Abstract:
The invention refers to switching a physical quantity, wherein the switching is performed by a switching element (SW) according to a control signal received from a control circuit ( 11 ), comprising detecting from the control signal (CS) a first number indicative of a time length, and a second number indicative of a point in time, generating a switching signal (S) comprising a switching pulse having a pulse length according to the time length and a pulse position according to the point in time, and providing the switching signal to the switching element (SW). The invention further refers to a power amplifier and to a corresponding computer program.

Description:
TECHNICAL FIELD 
       [0001]    The present invention relates to pulse length modulation, and more specifically to operating a switching circuit, e.g. a switched power amplifier, by means of pulse length modulation. 
       BACKGROUND 
       [0002]    Pulse width or pulse length modulation (PLM), is a commonly used technique for controlling power to electrical devices. The average value of a voltage (or current) fed to a load is controlled by turning the switch between supply and load on and off at a fast pace. The longer the switch is on compared to the off periods, the higher is the power supplied to the load. 
         [0003]    An increasing need to improve an efficiency of power amplification regarding power consumption has brought the concept of pulse length modulation (PLM) into focus using e.g. so-called switched mode Class-S power amplifiers (PA), especially in the field of mobile communication. In this approach, power transistors inside the PA are driven by rectangular pulses at the carrier frequency. The on and off times are controlled by a digital signal, wherein a certain duration of an off time might be represented by a certain number of consecutive “0” (or “low”) bits, and a certain duration of an on-time might be represented by a certain number of consecutive “1” (or “high”) bits, or vice versa. 

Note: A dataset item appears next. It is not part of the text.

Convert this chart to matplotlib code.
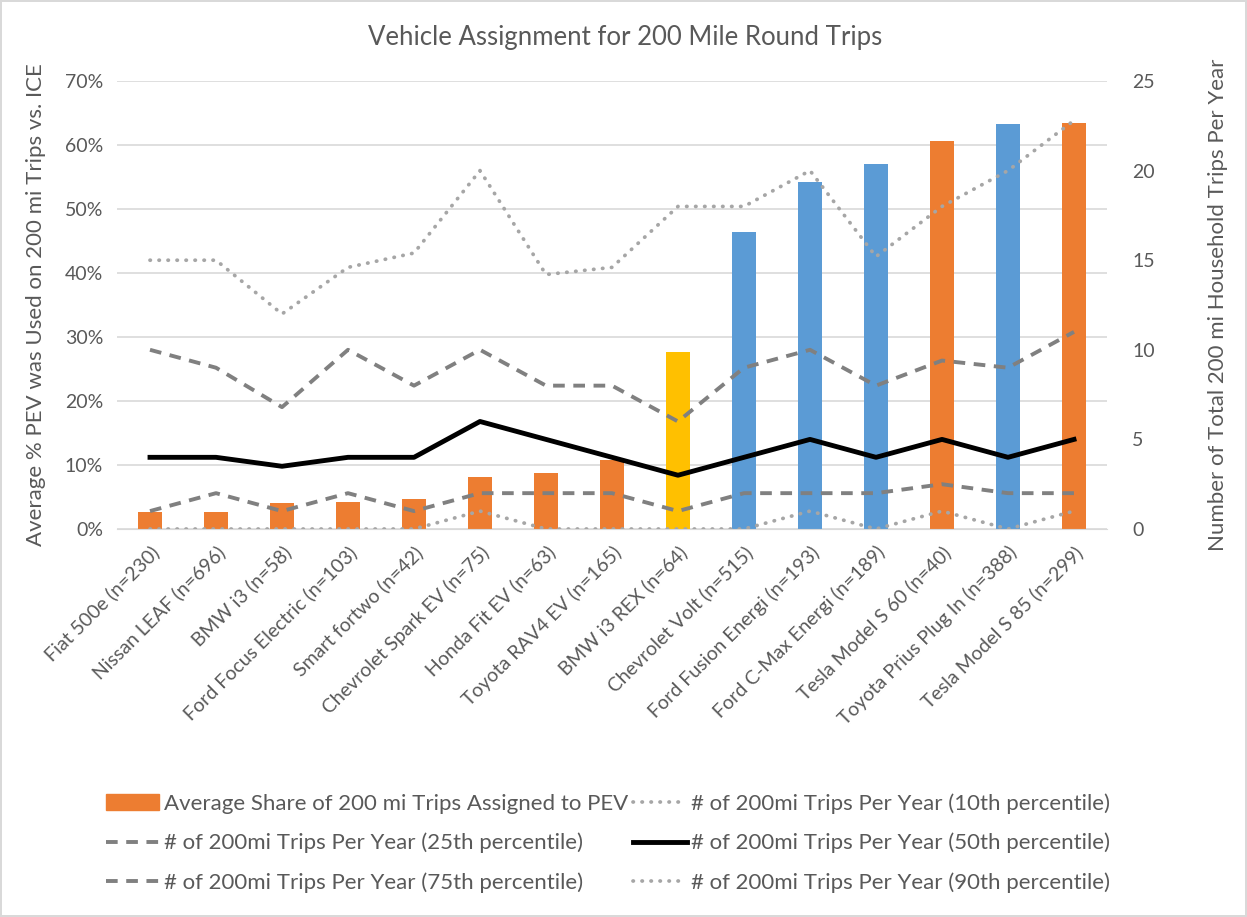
import matplotlib
matplotlib.use('Agg')
import matplotlib.pyplot as plt
from matplotlib.ticker import FuncFormatter
from matplotlib.patches import Patch
from matplotlib.lines import Line2D

plt.rcParams['font.family'] = ['Lato', 'DejaVu Sans']

vehicles = ['Fiat 500e (n=230)', 'Nissan LEAF (n=696)', 'BMW i3 (n=58)',
            'Ford Focus Electric (n=103)', 'Smart fortwo (n=42)',
            'Chevrolet Spark EV (n=75)', 'Honda Fit EV (n=63)',
            'Toyota RAV4 EV (n=165)', 'BMW i3 REX (n=64)',
            'Chevrolet Volt (n=515)', 'Ford Fusion Energi (n=193)',
            'Ford C-Max Energi (n=189)', 'Tesla Model S 60 (n=40)',
            'Toyota Prius Plug In (n=388)', 'Tesla Model S 85 (n=299)']

# share of 200 mi trips assigned to PEV (%)
share = [2.7, 2.7, 4.1, 4.2, 4.7, 8.1, 8.8, 10.8, 27.7, 46.4, 54.2, 57.0, 60.6, 63.3, 63.4]
bar_colors = ['#ED7D31'] * 8 + ['#FFC000'] + ['#5B9BD5'] * 3 + ['#ED7D31', '#5B9BD5', '#ED7D31']

# trips per year percentiles
p10 = [0, 0, 0, 0, 0, 1, 0, 0, 0, 0, 1, 0, 1, 0, 1]
p25 = [1, 2, 1, 2, 1, 2, 2, 2, 1, 2, 2, 2, 2.5, 2, 2]
p50 = [4, 4, 3.5, 4, 4, 6, 5, 4, 3, 4, 5, 4, 5, 4, 5]
p75 = [10, 9, 6.8, 10, 8, 10, 8, 8, 6, 9, 10, 8, 9.4, 9, 11]
p90 = [15, 15, 12, 14.6, 15.4, 20, 14.2, 14.6, 18, 18, 20, 15.2, 18, 20, 22.8]

W, H = 1247, 917
fig = plt.figure(figsize=(W / 100, H / 100), dpi=100)
fig.patch.set_edgecolor('#D9D9D9')
fig.patch.set_linewidth(1.5)

ax = fig.add_axes([117 / W, (H - 529) / H, 990 / W, 448 / H])
x = list(range(len(vehicles)))
ax.bar(x, share, width=0.35, color=bar_colors, zorder=2)
ax.set_xlim(-0.5, len(vehicles) - 0.5)
ax.set_ylim(0, 70)
ax.set_yticks(range(0, 71, 10))
ax.yaxis.set_major_formatter(FuncFormatter(lambda v, p: f'{v:.0f}%'))
ax.grid(axis='y', color='#D9D9D9', linewidth=1.2, zorder=0)
ax.set_axisbelow(True)
for s in ['top', 'left', 'right']:
    ax.spines[s].set_visible(False)
ax.spines['bottom'].set_color('#D9D9D9')
ax.tick_params(length=0, labelsize=14, colors='#595959', pad=10)
ax.set_xticks(x)
ax.set_xticklabels(vehicles, rotation=45, ha='right', rotation_mode='anchor')
ax.set_ylabel('Average % PEV was Used on 200 mi Trips vs. ICE', fontsize=16,
              color='#595959')
ax.yaxis.set_label_coords(-0.072, 0.5)

ax2 = ax.twinx()
ax2.set_ylim(0, 25)
ax2.set_yticks(range(0, 26, 5))
for s in ax2.spines.values():
    s.set_visible(False)
ax2.tick_params(length=0, labelsize=14, colors='#595959', pad=18)
ax2.set_ylabel('Number of Total 200 mi Household Trips Per Year', fontsize=16,
               color='#595959')
ax2.yaxis.set_label_coords(1.102, 0.5)

dot = dict(color='#A6A6A6', linewidth=2.7, linestyle=(0, (0.1, 2.3)), dash_capstyle='round')
dash = dict(color='#808080', linewidth=2.8, linestyle=(0, (3.0, 2.2)))
ax2.plot(x, p10, **dot)
ax2.plot(x, p25, **dash)
ax2.plot(x, p50, color='black', linewidth=3.5)
ax2.plot(x, p75, **dash)
ax2.plot(x, p90, **dot)

fig.text(625 / W, (H - 37) / H, 'Vehicle Assignment for 200 Mile Round Trips',
         fontsize=18.5, color='#595959', ha='center', va='center')

handles = [Patch(color='#ED7D31'), Line2D([], [], **dot),
           Line2D([], [], **dash), Line2D([], [], color='black', linewidth=3.5),
           Line2D([], [], **dash), Line2D([], [], **dot)]
labels = ['Average Share of 200 mi Trips Assigned to PEV',
          '# of 200mi Trips Per Year (10th percentile)',
          '# of 200mi Trips Per Year (25th percentile)',
          '# of 200mi Trips Per Year (50th percentile)',
          '# of 200mi Trips Per Year (75th percentile)',
          '# of 200mi Trips Per Year (90th percentile)']
order = [0, 2, 4, 1, 3, 5]
fig.legend([handles[i] for i in order], [labels[i] for i in order], ncol=2,
           loc='center', bbox_to_anchor=(608 / W, (H - 843) / H), frameon=False,
           fontsize=16, labelcolor='#595959', handlelength=2.4, handletextpad=0.2,
           columnspacing=0.25, labelspacing=0.85)

fig.savefig('out.png', dpi=100)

         [0004]    The rectangular pulses e.g. driving a transistor of the power amplifier switches might be generated by means of a shift register containing the consecutive number of “1” bits where the number of these bits relates to a pulse length (or an amplitude), and their position within the register is related to a delay or phase within the carrier period. 

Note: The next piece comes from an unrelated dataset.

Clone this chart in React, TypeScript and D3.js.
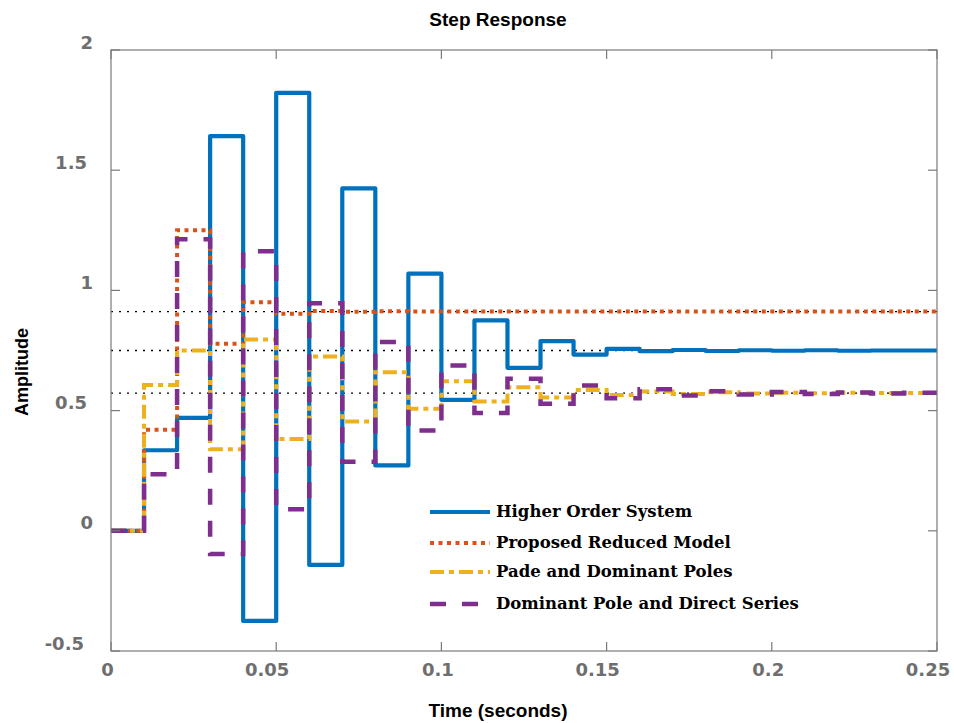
import React from 'react';
import * as d3 from 'd3';

// sampled step responses, Ts = 0.01 s, k = 0..24
const sampleTime = 0.01;
const higherOrder = [0, 0.335, 0.47, 1.642, -0.375, 1.822, -0.142, 1.424, 0.272, 1.07, 0.545, 0.875, 0.678, 0.789, 0.733, 0.757, 0.747, 0.752, 0.748, 0.751, 0.749, 0.751, 0.749, 0.75, 0.75];
const proposedModel = [0, 0.42, 1.25, 0.778, 0.951, 0.903, 0.914, 0.911, 0.913, 0.912, 0.912, 0.912, 0.912, 0.912, 0.912, 0.912, 0.912, 0.912, 0.912, 0.912, 0.912, 0.912, 0.912, 0.912, 0.912];
const padeDominant = [0, 0.607, 0.75, 0.339, 0.796, 0.382, 0.725, 0.455, 0.66, 0.508, 0.622, 0.5375, 0.597, 0.555, 0.586, 0.565, 0.579, 0.569, 0.576, 0.571, 0.574, 0.572, 0.574, 0.573, 0.573];
const dominantDirect = [0, 0.235, 1.2125, -0.097, 1.1625, 0.09, 0.947, 0.2875, 0.785, 0.417, 0.6875, 0.49, 0.632, 0.529, 0.604, 0.551, 0.589, 0.5625, 0.581, 0.567, 0.577, 0.569, 0.575, 0.571, 0.574];
const steadyStates = [0.912, 0.75, 0.573];

const seriesNames = ['Higher Order System', 'Proposed Reduced Model', 'Pade and Dominant Poles', 'Dominant Pole and Direct Series'];
const xTicks = [0, 0.05, 0.1, 0.15, 0.2, 0.25];
const xTickLabels = ['0', '0.05', '0.1', '0.15', '0.2', '0.25'];
const yTicks = [-0.5, 0, 0.5, 1, 1.5, 2];
const yTickLabels = ['-0.5', '0', '0.5', '1', '1.5', '2'];

const W = 954, H = 723;
const left = 111, right = 937, top = 50, bottom = 651;

const styles = [
  { color: '#0072BD', width: 4.2, dash: 'none' },
  { color: '#D95319', width: 4, dash: '4 4.5' },
  { color: '#EDB120', width: 4, dash: '14 5 5 5' },
  { color: '#7E2F8E', width: 4.5, dash: '16 16' },
];

const App: React.FC = () => {
  const x = d3.scaleLinear().domain([0, 0.25]).range([left, right]);
  const y = d3.scaleLinear().domain([-0.5, 2]).range([bottom, top]);

  const line = d3.line<[number, number]>()
    .x(d => x(d[0]))
    .y(d => y(d[1]))
    .curve(d3.curveStepAfter);

  const toPoints = (vals: number[]): [number, number][] => {
    const pts: [number, number][] = vals.map((v, k) => [k * sampleTime, v]);
    pts.push([0.25, vals[vals.length - 1]]);
    return pts;
  };

  const series = [higherOrder, proposedModel, padeDominant, dominantDirect];
  const axisColor = '#7a7a7a';
  const tickFont = { fontFamily: 'DejaVu Sans', fontWeight: 'bold' as const, fontSize: 18, fill: '#6e6e6e' };

  const legendY = [512, 543, 572, 604];

  return (
    <svg width={W} height={H} style={{ position: 'absolute', left: 0, top: 0, background: '#fff' }}>
      {/* steady-state markers */}
      {steadyStates.map((v, i) => (
        <line key={'ss' + i} x1={left} x2={right} y1={y(v)} y2={y(v)}
          stroke="#000" strokeWidth={1.3} strokeDasharray="2 6" />
      ))}

      {series.map((vals, i) => (
        <path key={'s' + i} d={line(toPoints(vals)) || ''} fill="none"
          stroke={styles[i].color} strokeWidth={styles[i].width}
          strokeDasharray={styles[i].dash} strokeLinejoin={i === 0 ? 'round' : 'miter'} />
      ))}

      {/* axes box */}
      <rect x={left} y={top} width={right - left} height={bottom - top} fill="none" stroke={axisColor} strokeWidth={1.2} />
      {xTicks.map((t, i) => (
        <g key={'xt' + i}>
          <line x1={x(t)} x2={x(t)} y1={bottom} y2={bottom - 9} stroke={axisColor} strokeWidth={1.2} />
          <line x1={x(t)} x2={x(t)} y1={top} y2={top + 9} stroke={axisColor} strokeWidth={1.2} />
          <text x={x(t) - (xTickLabels[i].length > 3 ? 9 : 3.5)} y={675.5} textAnchor="middle" {...tickFont}>{xTickLabels[i]}</text>
        </g>
      ))}
      {yTicks.map((t, i) => (
        <g key={'yt' + i}>
          <line x1={left} x2={left + 9} y1={y(t)} y2={y(t)} stroke={axisColor} strokeWidth={1.2} />
          <line x1={right} x2={right - 9} y1={y(t)} y2={y(t)} stroke={axisColor} strokeWidth={1.2} />
          <text x={93 - (yTickLabels[i].length - 1) * 3} y={y(t) - 1.5} textAnchor="end" {...tickFont}>{yTickLabels[i]}</text>
        </g>
      ))}

      {/* titles */}
      <text x={498} y={26} textAnchor="middle" fontFamily="Liberation Sans, Arial" fontWeight="bold" fontSize={19}>Step Response</text>
      <text x={498} y={717} textAnchor="middle" fontFamily="Liberation Sans, Arial" fontWeight="bold" fontSize={19}>Time (seconds)</text>
      <text transform="translate(28,372) rotate(-90)" textAnchor="middle" fontFamily="Liberation Sans, Arial" fontWeight="bold" fontSize={18}>Amplitude</text>

      {/* legend */}
      {seriesNames.map((name, i) => (
        <g key={'lg' + i}>
          <line x1={430} x2={490} y1={legendY[i]} y2={legendY[i]} stroke={styles[i].color}
            strokeWidth={styles[i].width} strokeDasharray={styles[i].dash} />
          <text x={496} y={legendY[i] + 4.5} fontFamily="DejaVu Serif" fontWeight="bold" fontSize={16.5}>{name}</text>
        </g>
      ))}
    </svg>
  );
};

export default App;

         [0005]    Due to an increasing requirement with respect to the switching rate, e.g. currently about 10 GHz, transferring the switching information (PLM sequences) from the processing or controlling circuit to the power amplifier circuit requires a high demand with respect to transmission resources. E.g. for transmitting a ternary switching signal from a mobile terminal base band (BB) circuit (ASIC or the FPGA) to a switched power amplifier circuit at a data transfer rate of 2×10 Gbit/s, two high-speed (gigabit) digital data lines are required, resulting in high requirements to the transmitter, to the receiver logic and to the board layout e.g. with respect to noise suppression. Alternatively, a number of parallel signal lines at corresponding lower data rates could be applied instead, but such parallel transmission would require augmented resources e.g. with respect to space (due to a corresponding number of pins in both circuits and wires on the printed circuit board). 
       SUMMARY 
       [0006]    It is an object of the present invention to improve a transfer of the switching information between a controlling circuit, e.g. the mobile terminal baseband circuit, and a switching circuit, e.g. the mobile terminal switched power amplifier. 
         [0007]    This object is achieved by the independent claims. Advantageous embodiments are described in the dependent claims. 
         [0008]    In an embodiment, a coded information, also being referred to as coded vector, is generated in a controlling circuit (e.g. a mobile terminal baseband ASIC or FPGA) comprising information to switch-on and switch-off a switching element, wherein the information comprises an information element indicative of a switching pulse length, and an information element indicative of a switching pulse position. These elements are detected/decoded in a controlled circuit or switching circuit (e.g. a switched power amplifier) in order to perform a corresponding switching. 
         [0009]    In an embodiment, the first information element corresponds to a first number of equal time fractions (bit time) resulting in the pulse length, and the second information element corresponds to a second number of the equal time fractions resulting in the time position within a certain time frame (also being referred to as time shift or phase shift). 
         [0010]    Thus, instead of transmitting PLM sequences between the controlling circuit and the switching circuit, the above-described information elements are transmitted, wherein the switching circuit generates the corresponding PLM sequences based on these elements. This approach allows for significantly reducing an amount of information or data to be transmitted between controlling circuit and the controlled circuit. This allows for reducing the data speed between both circuits. 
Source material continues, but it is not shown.